On ELO, “Mr. Blue Sky,” and Envisioning a World Where People See Me

Queerness and fantasy have long been inextricably tied. When you’re discovering who you are and don’t see an outlet for expressing your gender or sexuality, you imagine it — you craft elaborate scenarios where you can feel fully yourself. Fantasies, of course, come with soundtracks. To celebrate Pride Month, four writers paid homage to the songs that invite curiosity, discovery, and fantasy in their lives. In this essay, nonbinary writer and journalist Elly Belle honors Electric Light Orchestra’s “Mr. Blue Sky.”

At 15, I was a mess with long, unkempt dark hair who didn’t know how to dress on the outside in a way that matched my insides. I ricocheted between wearing too much black and forcing myself to wear dresses because I thought that’s what I was supposed to do. I had no idea what or who I could be if I allowed myself to want it. But there was a song that I’d play on repeat to give me faith that there was a different person buried deeper inside of me somewhere, and that someday they’d be seen.

I could see myself rebirthed, in my mind’s eye, walking across the Brooklyn Bridge with short hair, tattoos, and piercings — a different gender presentation, a different life. “Mr. Blue Sky” by Electric Light Orchestra plays in the background, offering another reality, one that I imagine cis, straight people always get to feel. Everything is right. The way people see and think about me on the outside matches who I am inside.

Listening to ELO's “Mr. Blue Sky” at 15 gave me magical glasses, but not ones that helped me see myself — glasses that helped the world see me correctly. I put the song on and suddenly it felt as if everything was aligned, that people might realize they had been looking at me through the wrong lens the whole time, that their version of the world was wrong and not mine. Even now, a it plays, a feeling snaps through my bones that the world sees me as I am, that no one thinks of me as a woman, that I am understood.

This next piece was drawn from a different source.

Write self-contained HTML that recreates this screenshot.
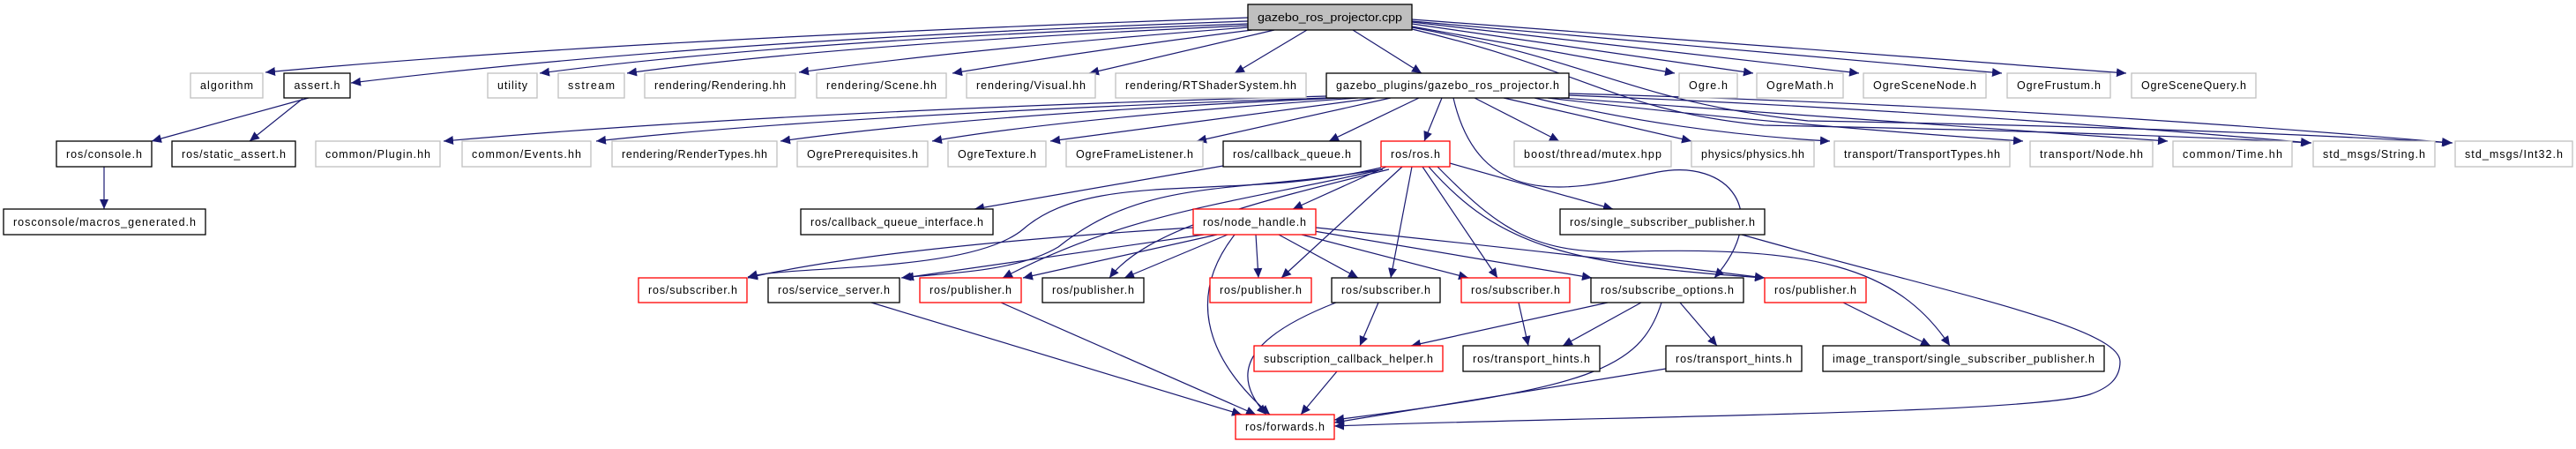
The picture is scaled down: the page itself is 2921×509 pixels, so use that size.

Deep in denial to survive and drowning in my pretend identity as a cisgender and straight teenager, I felt like I was literally stuck in the dark. “Mr. Blue Sky” was a hatch in a pitch black room that let possibility—the possibility of living openly—in through a crack. It made me feel happy and whole enough to believe that specific future could be possible. Despite feeling like someone who was far from what, who, and where I wanted to be, the sunshine that exists in the song helped me float through the years until I had the capacity to swim.

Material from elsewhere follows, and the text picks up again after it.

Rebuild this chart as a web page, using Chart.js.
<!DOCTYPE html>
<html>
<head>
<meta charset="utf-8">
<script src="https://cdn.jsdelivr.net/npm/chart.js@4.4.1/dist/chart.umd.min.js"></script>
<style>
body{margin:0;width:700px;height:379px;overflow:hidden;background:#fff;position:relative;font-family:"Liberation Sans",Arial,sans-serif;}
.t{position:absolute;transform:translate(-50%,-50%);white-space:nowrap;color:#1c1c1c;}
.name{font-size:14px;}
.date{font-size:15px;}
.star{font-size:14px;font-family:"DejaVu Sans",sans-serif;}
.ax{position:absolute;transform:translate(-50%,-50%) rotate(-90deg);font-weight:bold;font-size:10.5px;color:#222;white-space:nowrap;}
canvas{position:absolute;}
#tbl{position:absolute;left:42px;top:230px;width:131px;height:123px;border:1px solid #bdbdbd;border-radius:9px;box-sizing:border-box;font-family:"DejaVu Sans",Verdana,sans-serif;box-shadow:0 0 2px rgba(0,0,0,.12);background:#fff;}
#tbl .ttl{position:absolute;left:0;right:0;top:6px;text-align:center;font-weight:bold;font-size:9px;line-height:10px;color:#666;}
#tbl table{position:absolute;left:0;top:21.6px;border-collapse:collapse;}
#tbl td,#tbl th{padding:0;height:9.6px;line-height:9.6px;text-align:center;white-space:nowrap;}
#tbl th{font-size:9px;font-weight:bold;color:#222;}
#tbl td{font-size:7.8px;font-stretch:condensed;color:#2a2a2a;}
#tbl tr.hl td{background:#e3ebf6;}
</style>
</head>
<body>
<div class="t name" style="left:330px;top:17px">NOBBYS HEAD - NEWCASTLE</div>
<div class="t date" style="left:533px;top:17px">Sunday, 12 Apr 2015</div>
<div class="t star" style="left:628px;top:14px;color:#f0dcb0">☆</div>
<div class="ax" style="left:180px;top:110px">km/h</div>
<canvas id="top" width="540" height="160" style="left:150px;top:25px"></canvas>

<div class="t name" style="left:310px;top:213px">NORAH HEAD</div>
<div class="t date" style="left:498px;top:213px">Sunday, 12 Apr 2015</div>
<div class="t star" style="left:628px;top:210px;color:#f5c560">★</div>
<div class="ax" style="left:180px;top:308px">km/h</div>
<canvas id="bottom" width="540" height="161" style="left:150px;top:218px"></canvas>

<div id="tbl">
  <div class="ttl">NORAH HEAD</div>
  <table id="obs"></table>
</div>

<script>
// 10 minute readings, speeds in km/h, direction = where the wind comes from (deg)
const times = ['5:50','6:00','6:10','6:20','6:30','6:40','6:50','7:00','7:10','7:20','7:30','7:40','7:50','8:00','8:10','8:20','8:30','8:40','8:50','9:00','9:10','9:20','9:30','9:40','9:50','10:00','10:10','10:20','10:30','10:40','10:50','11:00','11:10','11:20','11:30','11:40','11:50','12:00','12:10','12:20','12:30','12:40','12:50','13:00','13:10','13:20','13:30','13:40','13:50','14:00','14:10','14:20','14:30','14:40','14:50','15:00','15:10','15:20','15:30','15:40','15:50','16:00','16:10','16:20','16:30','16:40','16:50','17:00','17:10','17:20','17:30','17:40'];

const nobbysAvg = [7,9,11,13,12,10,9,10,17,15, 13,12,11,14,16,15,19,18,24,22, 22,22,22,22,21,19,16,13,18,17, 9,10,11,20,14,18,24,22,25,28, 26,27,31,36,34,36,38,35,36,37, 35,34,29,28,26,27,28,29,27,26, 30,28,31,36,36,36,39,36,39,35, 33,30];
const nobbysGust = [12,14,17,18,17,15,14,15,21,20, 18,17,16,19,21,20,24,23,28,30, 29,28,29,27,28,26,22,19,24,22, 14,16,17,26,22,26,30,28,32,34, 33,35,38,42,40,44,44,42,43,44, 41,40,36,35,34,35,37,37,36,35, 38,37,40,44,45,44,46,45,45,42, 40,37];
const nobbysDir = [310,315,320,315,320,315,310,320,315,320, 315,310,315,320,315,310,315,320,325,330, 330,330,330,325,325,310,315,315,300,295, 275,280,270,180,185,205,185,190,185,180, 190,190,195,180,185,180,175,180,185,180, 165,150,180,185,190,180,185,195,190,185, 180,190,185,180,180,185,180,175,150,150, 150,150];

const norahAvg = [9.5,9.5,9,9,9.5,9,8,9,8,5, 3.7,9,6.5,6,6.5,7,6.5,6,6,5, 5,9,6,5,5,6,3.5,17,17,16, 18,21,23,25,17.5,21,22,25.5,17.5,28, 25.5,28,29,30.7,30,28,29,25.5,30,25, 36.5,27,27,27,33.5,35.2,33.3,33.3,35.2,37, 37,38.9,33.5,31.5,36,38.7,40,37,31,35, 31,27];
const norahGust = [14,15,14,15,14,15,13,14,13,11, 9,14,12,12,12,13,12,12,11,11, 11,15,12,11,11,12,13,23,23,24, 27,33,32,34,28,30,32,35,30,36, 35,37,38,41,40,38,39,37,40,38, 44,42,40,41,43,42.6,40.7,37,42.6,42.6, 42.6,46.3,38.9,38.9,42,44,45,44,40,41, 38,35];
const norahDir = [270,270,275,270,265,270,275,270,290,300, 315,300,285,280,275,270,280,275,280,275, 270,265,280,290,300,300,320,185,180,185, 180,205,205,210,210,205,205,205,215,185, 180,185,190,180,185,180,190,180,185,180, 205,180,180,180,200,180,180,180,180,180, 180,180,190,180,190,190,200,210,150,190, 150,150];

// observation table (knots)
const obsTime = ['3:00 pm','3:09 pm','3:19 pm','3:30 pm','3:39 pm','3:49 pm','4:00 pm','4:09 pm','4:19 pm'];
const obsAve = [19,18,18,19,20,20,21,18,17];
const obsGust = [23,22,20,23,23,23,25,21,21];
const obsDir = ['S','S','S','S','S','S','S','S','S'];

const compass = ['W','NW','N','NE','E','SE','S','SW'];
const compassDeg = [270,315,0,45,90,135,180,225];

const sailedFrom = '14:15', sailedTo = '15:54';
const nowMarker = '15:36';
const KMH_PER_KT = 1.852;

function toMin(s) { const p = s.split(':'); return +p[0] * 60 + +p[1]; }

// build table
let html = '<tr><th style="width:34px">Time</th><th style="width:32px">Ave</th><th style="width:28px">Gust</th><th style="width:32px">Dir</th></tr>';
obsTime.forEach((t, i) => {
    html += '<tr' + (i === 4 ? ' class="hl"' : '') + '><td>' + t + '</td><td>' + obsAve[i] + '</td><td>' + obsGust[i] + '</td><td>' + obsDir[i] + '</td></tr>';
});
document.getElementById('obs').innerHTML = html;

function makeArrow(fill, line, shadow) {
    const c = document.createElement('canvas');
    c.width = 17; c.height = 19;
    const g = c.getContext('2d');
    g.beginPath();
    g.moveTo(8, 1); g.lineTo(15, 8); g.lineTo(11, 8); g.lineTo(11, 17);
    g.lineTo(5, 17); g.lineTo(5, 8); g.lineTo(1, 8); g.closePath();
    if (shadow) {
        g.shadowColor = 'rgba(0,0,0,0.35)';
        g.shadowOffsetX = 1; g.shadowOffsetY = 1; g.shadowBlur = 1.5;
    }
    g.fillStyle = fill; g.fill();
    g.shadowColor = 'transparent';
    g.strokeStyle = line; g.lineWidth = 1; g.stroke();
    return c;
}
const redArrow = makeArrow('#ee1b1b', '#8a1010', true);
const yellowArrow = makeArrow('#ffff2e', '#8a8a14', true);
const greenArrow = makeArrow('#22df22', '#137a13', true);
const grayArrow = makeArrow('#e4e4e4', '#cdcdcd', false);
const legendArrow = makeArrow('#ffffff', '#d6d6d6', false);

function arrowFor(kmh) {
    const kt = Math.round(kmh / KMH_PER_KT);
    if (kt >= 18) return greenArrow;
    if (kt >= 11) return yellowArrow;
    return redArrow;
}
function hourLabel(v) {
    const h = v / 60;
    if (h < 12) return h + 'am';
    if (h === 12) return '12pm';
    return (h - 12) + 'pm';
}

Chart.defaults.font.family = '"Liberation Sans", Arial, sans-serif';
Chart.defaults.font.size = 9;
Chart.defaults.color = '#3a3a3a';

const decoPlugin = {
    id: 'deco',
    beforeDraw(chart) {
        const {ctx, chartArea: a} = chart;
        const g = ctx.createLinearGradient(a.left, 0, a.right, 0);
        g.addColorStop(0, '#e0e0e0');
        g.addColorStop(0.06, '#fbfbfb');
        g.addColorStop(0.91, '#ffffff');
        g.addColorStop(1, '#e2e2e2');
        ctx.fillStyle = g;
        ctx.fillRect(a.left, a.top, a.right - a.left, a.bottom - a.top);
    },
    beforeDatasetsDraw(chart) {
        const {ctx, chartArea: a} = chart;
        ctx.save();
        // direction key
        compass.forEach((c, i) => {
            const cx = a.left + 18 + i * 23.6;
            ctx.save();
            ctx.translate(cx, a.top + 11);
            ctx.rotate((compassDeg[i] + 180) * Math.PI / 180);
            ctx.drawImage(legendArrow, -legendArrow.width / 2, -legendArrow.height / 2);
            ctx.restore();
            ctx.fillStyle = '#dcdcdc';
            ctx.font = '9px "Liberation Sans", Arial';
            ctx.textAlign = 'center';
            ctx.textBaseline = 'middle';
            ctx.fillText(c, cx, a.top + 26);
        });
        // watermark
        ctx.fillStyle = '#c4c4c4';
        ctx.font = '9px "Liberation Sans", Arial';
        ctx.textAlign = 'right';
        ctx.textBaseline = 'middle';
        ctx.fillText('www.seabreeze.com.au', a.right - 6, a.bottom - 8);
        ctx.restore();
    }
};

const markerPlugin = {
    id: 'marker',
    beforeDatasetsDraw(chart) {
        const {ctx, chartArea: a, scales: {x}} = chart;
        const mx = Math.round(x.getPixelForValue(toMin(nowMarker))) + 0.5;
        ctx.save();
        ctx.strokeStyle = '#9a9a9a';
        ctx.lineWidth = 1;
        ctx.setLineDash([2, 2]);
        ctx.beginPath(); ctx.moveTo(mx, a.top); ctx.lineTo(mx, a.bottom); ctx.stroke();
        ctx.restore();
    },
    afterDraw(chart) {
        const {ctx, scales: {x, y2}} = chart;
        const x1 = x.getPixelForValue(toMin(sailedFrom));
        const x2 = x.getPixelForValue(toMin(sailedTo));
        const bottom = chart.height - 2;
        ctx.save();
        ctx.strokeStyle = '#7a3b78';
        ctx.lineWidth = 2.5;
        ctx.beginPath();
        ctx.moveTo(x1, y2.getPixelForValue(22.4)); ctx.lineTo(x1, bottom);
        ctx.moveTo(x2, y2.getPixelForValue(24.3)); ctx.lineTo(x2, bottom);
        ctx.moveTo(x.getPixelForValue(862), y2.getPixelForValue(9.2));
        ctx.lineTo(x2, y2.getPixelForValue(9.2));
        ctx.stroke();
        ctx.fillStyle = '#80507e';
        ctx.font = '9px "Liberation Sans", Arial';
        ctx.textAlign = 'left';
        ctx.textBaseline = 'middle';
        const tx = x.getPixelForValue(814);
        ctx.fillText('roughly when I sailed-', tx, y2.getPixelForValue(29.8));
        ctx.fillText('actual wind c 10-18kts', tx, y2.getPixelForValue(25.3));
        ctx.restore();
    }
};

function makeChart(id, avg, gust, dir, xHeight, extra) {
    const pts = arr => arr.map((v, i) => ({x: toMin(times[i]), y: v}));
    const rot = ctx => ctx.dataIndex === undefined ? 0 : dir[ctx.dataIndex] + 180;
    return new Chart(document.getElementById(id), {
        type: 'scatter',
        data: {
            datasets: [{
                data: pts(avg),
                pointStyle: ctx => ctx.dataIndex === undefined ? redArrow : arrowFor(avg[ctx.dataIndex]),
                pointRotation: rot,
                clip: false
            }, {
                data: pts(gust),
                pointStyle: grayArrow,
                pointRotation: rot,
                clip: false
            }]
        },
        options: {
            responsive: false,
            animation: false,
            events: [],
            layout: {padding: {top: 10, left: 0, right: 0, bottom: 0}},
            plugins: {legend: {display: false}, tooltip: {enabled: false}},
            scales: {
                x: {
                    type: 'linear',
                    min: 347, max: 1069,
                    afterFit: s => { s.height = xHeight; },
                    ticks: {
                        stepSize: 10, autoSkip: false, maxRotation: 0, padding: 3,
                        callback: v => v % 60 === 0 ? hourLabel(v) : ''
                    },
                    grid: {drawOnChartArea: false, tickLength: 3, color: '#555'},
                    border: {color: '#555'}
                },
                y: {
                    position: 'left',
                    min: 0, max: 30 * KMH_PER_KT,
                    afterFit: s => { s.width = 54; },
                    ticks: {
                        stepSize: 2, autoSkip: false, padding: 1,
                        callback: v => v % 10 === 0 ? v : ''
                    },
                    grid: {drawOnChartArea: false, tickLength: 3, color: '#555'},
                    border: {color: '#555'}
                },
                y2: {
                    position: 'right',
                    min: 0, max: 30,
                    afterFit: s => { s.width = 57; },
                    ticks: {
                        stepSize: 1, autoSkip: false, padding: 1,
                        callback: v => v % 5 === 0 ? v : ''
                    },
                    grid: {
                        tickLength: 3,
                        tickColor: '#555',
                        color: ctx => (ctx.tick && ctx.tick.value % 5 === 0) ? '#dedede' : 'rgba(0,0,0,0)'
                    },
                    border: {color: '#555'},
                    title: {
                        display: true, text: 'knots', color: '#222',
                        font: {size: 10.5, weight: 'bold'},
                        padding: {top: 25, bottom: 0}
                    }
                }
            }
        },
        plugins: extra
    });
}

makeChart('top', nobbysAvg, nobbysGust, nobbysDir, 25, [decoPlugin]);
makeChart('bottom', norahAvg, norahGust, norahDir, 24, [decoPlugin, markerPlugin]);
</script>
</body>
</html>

A whole universe existed in the funky guitar solo upholding the ways that life could be good—that it has just stopped raining and the sun shines brightly, that everyone is smiling, that things might get dark, but remembering the sunshine when the night comes is a way to hold onto that version of the sky forever. In moments when I was trying so hard to be feminine, to be a girl, and to repress being attracted to girls, there was nothing else in my life as bright as that image of my true self shining through.

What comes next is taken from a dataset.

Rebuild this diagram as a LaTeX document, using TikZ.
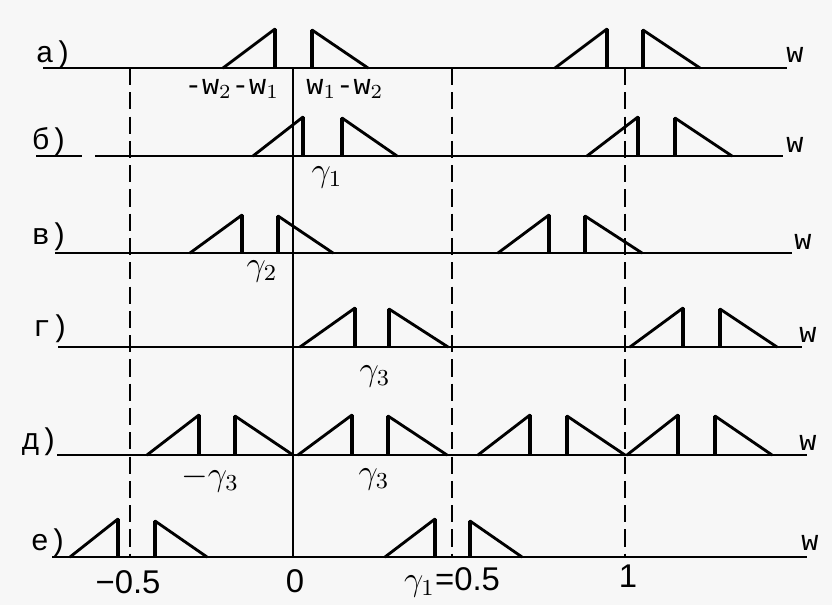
\documentclass[tikz,border=0pt]{standalone}
\usepackage{fontspec}
\setmainfont{Liberation Mono}
\newfontfamily\numfont{Liberation Sans}
\usetikzlibrary{positioning}

\tikzset{
  axisline/.style={line width=0.75pt},
  guide/.style={line width=0.75pt, dash pattern=on 6pt off 2.5pt},
  slope/.style={line width=1pt, line cap=round},
  edge/.style={line width=1.6pt},
  rowlabel/.style={font=\fontsize{10.5}{10.5}\selectfont},
  wlabel/.style={font=\fontsize{10}{10}\selectfont},
  ticklabel/.style={font=\numfont\fontsize{11.5}{11.5}\selectfont},
  freqlabel/.style={font=\fontsize{10}{10}\selectfont},
  shiftlabel/.style={font=\fontsize{12}{12}\selectfont},
}

% rising spectrum part: start x, vertical x, axis y, top y
\newcommand\rampup[4]{%
  \draw[slope] (#1,#3) -- (#2,#4);
  \draw[edge] (#2,#4) -- (#2,#3);}
% falling spectrum part: vertical x, end x, axis y, top y
\newcommand\rampdown[4]{%
  \draw[edge] (#1,#3) -- (#1,#4);
  \draw[slope] (#1,#4) -- (#2,#3);}

\begin{document}
\begin{tikzpicture}[x=0.35pt, y=-0.35pt]
  \fill[gray!6] (0,0) rectangle (832,605);
  \useasboundingbox (0,0) rectangle (832,605);

  % frequency guides
  \draw[guide] (130,68) -- (130,557);
  \draw[axisline] (293,68) -- (293,557);
  \draw[guide] (452,68) -- (452,557);
  \draw[guide] (625,68) -- (625,557);

  % axes
  \draw[axisline] (43,68) -- (787,68);
  \draw[axisline] (36,156) -- (82,156);
  \draw[axisline] (95,156) -- (783,156);
  \draw[axisline] (55,253) -- (792,253);
  \draw[axisline] (58,347) -- (802,347);
  \draw[axisline] (57,455) -- (807,455);
  \draw[axisline] (52,557) -- (807,557);

  % a)
  \foreach \a/\b in {223/275,555/607} \rampup{\a}{\b}{68}{29};
  \foreach \a/\b in {312/368,643/700} \rampdown{\a}{\b}{68}{30};
  % b)
  \foreach \a/\b in {253/303,587/638} \rampup{\a}{\b}{156}{117};
  \foreach \a/\b in {342/397,675/732} \rampdown{\a}{\b}{156}{118};
  % c)
  \foreach \a/\b in {190/242,498/549} \rampup{\a}{\b}{253}{215};
  \foreach \a/\b in {278/333,585/642} \rampdown{\a}{\b}{253}{216};
  % d)
  \foreach \a/\b in {300/355,630/683} \rampup{\a}{\b}{347}{308};
  \foreach \a/\b in {389/448,720/777} \rampdown{\a}{\b}{347}{309};
  % e)
  \foreach \a/\b in {147/199,298/352,478/530,627/678} \rampup{\a}{\b}{455}{415};
  \foreach \a/\b in {235/293,388/447,567/625,715/772} \rampdown{\a}{\b}{455}{416};
  % f)
  \foreach \a/\b in {70/118,385/435} \rampup{\a}{\b}{557}{519};
  \foreach \a/\b in {155/207,470/522} \rampdown{\a}{\b}{557}{521};

  % row labels
  \node[rowlabel] (la) at (54,55) {а)};
  \node[rowlabel] (lb) at (50,142) {б)};
  \node[rowlabel] (lc) at (50,237) {в)};
  \node[rowlabel] (ld) at (51,329) {г)};
  \node[rowlabel] (le) at (40,442) {д)};
  \node[rowlabel] (lf) at (49,543) {е)};

  \node[wlabel] (wa) at (795,55) {w};
  \node[wlabel] (wb) at (795,145) {w};
  \node[wlabel] (wc) at (803,242) {w};
  \node[wlabel] (wd) at (808,335) {w};
  \node[wlabel] (we) at (808,443) {w};
  \node[wlabel] (wf) at (810,543) {w};

  % band and shift labels
  \node[freqlabel] (negband) at (232,89) {-w$_2$-w$_1$};
  \node[freqlabel] (posband) at (345,89) {w$_1$-w$_2$};
  \node[shiftlabel] (g1) at (327,177) {$\gamma_1$};
  \node[shiftlabel] (g2) at (262,271) {$\gamma_2$};
  \node[shiftlabel] (g3) at (375,376) {$\gamma_3$};
  \node[shiftlabel] (mg3e) at (210,479) {$-\gamma_3$};
  \node[shiftlabel] (g3e) at (374,479) {$\gamma_3$};

  % ticks
  \node[ticklabel] (tm) at (128,582) {−0.5};
  \node[ticklabel] (t0) at (295,581) {0};
  \node[ticklabel] (th) at (452,582) {$\gamma_1$=0.5};
  \node[ticklabel] (t1) at (628,576) {1};
\end{tikzpicture}
\end{document}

In 2021, I now dress much more masculinely. I no longer wear dresses because I don’t really like them. I have a short haircut, 18 tattoos, and several piercings. People still get my pronouns wrong and assume I’m a woman. I often have to explain what it means to be trans. But I am not stuck inside myself anymore. I have walked across the Brooklyn Bridge in clothes that feel more like the person once buried deep inside. And I have found a community of other queer and trans people who I don’t need to give any magic glasses to, or play a song in my head, for them to see me for who I am.

Queer fantasy and queerness itself is often stereotyped as being overtly sexual, wild, or even dangerous. The truth is that so much of queer fantasy is rooted in imagining a world where we can simply exist as ourselves without the added labor of having to explain to everyone that we know exactly who we are. There is nothing that stirs hope inside of me more than the idea of just existing and being seen for who I am, the clouds no longer obscuring anything after waiting so long, under a simple blue sky. And it’s a beautiful new day.